DIRECTION: Set down each line from the one containing "Reproduce this chart with matplotlib." to the one containing "p.set_visible(False)", inclusive, exactly as written and with nothing further.

[Stored entries]
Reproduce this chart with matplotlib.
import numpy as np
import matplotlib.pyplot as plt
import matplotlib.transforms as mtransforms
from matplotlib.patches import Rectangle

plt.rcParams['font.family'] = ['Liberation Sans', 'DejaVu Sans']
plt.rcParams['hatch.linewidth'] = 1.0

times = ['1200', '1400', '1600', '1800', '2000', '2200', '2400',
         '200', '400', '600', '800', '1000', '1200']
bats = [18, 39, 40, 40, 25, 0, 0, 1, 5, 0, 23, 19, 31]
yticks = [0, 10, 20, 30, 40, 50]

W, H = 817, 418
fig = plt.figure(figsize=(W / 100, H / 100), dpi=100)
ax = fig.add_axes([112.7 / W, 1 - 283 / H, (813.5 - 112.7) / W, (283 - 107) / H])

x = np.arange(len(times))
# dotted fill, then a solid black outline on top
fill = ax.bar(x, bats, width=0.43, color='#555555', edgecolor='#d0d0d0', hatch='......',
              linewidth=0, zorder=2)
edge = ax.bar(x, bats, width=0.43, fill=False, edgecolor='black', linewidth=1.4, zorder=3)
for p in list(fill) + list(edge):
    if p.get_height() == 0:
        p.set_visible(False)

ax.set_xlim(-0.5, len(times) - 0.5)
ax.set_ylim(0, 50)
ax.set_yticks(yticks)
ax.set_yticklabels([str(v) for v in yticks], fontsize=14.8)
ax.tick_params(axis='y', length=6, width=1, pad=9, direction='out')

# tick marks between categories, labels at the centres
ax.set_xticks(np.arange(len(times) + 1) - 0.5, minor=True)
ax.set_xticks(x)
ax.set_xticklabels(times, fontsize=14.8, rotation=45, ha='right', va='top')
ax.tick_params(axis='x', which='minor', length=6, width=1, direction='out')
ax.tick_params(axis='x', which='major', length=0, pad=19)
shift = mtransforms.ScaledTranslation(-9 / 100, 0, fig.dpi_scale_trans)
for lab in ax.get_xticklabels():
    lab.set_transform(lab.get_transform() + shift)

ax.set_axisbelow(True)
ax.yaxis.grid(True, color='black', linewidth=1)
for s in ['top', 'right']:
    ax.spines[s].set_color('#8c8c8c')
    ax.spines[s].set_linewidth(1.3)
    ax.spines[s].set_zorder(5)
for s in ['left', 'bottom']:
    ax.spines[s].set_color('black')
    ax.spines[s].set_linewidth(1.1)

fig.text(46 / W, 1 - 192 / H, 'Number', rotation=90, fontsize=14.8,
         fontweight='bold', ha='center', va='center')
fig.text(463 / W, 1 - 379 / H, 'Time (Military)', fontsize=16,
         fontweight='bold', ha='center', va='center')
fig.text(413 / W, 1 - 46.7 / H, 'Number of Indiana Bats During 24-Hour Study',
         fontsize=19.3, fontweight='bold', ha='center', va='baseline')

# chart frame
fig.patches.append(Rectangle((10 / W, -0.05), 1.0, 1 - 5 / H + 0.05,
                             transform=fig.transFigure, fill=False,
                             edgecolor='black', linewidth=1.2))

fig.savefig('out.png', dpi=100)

--

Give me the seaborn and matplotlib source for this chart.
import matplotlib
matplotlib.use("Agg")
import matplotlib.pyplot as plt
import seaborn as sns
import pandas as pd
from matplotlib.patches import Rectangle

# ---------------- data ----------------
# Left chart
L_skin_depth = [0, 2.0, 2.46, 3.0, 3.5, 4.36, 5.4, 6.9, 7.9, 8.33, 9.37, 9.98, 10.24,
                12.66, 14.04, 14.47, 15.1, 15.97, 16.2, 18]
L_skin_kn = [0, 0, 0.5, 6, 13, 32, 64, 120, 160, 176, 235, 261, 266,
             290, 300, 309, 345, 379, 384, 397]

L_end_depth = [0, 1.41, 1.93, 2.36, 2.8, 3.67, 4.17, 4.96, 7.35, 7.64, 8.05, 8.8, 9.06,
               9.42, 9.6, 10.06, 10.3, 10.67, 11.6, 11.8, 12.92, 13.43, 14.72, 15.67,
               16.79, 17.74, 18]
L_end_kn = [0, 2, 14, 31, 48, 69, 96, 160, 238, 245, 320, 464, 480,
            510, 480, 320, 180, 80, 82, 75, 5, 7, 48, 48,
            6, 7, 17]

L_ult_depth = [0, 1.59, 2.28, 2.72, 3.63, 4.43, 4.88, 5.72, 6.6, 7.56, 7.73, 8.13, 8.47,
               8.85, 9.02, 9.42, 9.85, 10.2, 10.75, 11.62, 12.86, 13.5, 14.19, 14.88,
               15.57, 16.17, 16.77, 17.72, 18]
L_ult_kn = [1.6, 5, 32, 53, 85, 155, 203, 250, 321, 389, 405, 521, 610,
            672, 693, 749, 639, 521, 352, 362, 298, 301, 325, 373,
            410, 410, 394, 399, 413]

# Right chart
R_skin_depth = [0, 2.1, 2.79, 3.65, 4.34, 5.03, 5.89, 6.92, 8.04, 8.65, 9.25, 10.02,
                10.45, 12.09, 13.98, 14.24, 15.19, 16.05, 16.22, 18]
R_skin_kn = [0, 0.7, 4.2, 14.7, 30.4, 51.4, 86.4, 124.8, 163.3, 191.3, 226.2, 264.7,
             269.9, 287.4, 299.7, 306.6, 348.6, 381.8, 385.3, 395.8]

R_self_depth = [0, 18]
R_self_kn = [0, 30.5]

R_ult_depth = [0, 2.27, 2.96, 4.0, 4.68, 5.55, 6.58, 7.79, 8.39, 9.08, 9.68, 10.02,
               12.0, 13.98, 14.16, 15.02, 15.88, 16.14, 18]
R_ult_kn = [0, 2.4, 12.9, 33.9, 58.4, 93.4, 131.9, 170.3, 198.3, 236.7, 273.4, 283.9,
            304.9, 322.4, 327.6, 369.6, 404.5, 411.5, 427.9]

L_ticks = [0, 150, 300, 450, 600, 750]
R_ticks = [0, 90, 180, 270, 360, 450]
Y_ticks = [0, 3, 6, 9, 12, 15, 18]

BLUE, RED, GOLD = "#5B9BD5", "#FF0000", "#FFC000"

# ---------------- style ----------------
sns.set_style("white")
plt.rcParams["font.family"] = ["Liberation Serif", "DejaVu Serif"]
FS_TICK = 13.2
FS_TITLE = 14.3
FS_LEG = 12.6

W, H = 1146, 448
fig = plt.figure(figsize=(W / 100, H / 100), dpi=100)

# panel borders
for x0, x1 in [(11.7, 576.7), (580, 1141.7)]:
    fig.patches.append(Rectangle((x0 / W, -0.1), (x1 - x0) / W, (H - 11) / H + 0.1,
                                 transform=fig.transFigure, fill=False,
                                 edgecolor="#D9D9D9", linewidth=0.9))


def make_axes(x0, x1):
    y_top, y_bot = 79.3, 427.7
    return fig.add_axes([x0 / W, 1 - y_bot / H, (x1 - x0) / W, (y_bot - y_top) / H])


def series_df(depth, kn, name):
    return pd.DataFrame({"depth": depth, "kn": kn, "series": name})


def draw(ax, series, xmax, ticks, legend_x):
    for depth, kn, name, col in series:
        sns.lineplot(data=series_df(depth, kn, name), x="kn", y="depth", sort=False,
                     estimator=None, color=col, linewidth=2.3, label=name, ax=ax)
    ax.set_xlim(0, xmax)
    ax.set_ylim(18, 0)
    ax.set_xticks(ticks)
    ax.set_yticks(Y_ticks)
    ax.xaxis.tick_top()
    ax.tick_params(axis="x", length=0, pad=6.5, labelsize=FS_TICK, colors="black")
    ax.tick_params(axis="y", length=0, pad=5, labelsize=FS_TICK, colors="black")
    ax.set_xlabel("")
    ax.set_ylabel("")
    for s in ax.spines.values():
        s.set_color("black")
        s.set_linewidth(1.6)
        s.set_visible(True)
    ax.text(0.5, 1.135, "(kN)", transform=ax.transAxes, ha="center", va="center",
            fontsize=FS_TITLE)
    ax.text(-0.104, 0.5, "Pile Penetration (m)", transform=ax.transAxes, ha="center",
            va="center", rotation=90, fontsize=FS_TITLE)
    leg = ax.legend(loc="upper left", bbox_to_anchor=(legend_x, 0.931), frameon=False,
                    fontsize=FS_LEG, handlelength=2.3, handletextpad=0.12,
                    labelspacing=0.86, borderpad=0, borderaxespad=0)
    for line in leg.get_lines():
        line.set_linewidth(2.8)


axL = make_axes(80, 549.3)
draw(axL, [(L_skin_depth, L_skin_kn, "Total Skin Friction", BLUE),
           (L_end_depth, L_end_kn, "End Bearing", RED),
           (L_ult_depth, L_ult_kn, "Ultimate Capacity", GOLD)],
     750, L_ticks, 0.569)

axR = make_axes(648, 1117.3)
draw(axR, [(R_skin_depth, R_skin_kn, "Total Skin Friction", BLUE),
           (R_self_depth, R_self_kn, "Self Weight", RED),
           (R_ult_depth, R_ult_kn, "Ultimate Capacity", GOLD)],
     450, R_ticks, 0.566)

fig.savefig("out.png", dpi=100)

...

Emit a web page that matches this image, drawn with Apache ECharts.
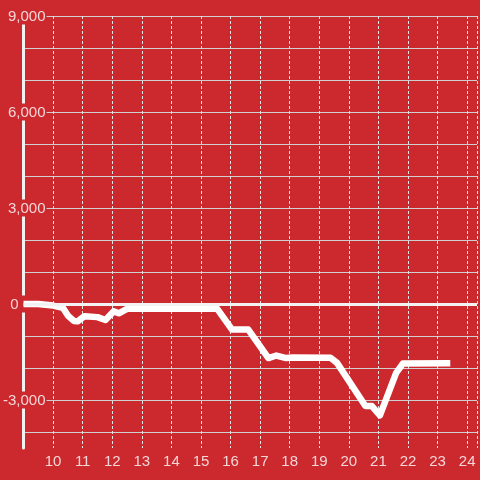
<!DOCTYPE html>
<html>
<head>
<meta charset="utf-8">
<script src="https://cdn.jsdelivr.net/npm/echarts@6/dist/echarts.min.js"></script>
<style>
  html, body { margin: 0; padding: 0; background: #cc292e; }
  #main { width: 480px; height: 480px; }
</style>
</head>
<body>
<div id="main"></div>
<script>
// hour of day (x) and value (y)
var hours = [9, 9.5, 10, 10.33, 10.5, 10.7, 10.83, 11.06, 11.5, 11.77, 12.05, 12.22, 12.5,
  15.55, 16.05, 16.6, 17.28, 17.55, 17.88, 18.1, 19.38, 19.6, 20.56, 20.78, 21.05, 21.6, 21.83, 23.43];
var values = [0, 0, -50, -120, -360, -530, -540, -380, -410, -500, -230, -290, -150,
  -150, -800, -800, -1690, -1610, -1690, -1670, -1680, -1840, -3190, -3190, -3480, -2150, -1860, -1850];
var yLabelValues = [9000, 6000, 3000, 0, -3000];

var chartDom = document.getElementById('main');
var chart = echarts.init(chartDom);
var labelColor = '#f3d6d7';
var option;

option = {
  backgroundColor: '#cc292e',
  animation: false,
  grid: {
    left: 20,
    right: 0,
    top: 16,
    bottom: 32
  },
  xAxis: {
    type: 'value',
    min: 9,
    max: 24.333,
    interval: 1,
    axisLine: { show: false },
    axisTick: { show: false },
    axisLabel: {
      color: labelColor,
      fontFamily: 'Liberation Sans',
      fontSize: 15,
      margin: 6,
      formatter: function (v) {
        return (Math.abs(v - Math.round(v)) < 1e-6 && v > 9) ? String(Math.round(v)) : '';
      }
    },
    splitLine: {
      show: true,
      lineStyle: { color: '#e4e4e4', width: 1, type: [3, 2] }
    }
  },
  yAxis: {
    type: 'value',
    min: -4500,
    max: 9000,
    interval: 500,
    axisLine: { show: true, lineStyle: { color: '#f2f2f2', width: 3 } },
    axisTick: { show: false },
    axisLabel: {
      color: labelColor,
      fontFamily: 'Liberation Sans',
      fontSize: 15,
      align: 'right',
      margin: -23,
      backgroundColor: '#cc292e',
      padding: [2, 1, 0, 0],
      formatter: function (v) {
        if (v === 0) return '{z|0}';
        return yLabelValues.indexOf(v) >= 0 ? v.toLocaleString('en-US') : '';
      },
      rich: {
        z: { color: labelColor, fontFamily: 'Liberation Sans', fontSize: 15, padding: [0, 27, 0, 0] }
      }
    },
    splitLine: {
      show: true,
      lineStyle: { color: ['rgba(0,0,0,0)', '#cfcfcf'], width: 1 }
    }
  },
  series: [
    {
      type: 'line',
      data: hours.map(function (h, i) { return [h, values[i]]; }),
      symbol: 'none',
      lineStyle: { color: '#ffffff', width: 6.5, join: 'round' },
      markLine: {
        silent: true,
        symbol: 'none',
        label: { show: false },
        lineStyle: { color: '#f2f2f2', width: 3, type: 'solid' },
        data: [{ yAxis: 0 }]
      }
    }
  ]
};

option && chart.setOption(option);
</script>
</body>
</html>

CORRECT ANSWER:
Reproduce this chart with matplotlib.
import numpy as np
import matplotlib.pyplot as plt
import matplotlib.transforms as mtransforms
from matplotlib.patches import Rectangle

plt.rcParams['font.family'] = ['Liberation Sans', 'DejaVu Sans']
plt.rcParams['hatch.linewidth'] = 1.0

times = ['1200', '1400', '1600', '1800', '2000', '2200', '2400',
         '200', '400', '600', '800', '1000', '1200']
bats = [18, 39, 40, 40, 25, 0, 0, 1, 5, 0, 23, 19, 31]
yticks = [0, 10, 20, 30, 40, 50]

W, H = 817, 418
fig = plt.figure(figsize=(W / 100, H / 100), dpi=100)
ax = fig.add_axes([112.7 / W, 1 - 283 / H, (813.5 - 112.7) / W, (283 - 107) / H])

x = np.arange(len(times))
# dotted fill, then a solid black outline on top
fill = ax.bar(x, bats, width=0.43, color='#555555', edgecolor='#d0d0d0', hatch='......',
              linewidth=0, zorder=2)
edge = ax.bar(x, bats, width=0.43, fill=False, edgecolor='black', linewidth=1.4, zorder=3)
for p in list(fill) + list(edge):
    if p.get_height() == 0:
        p.set_visible(False)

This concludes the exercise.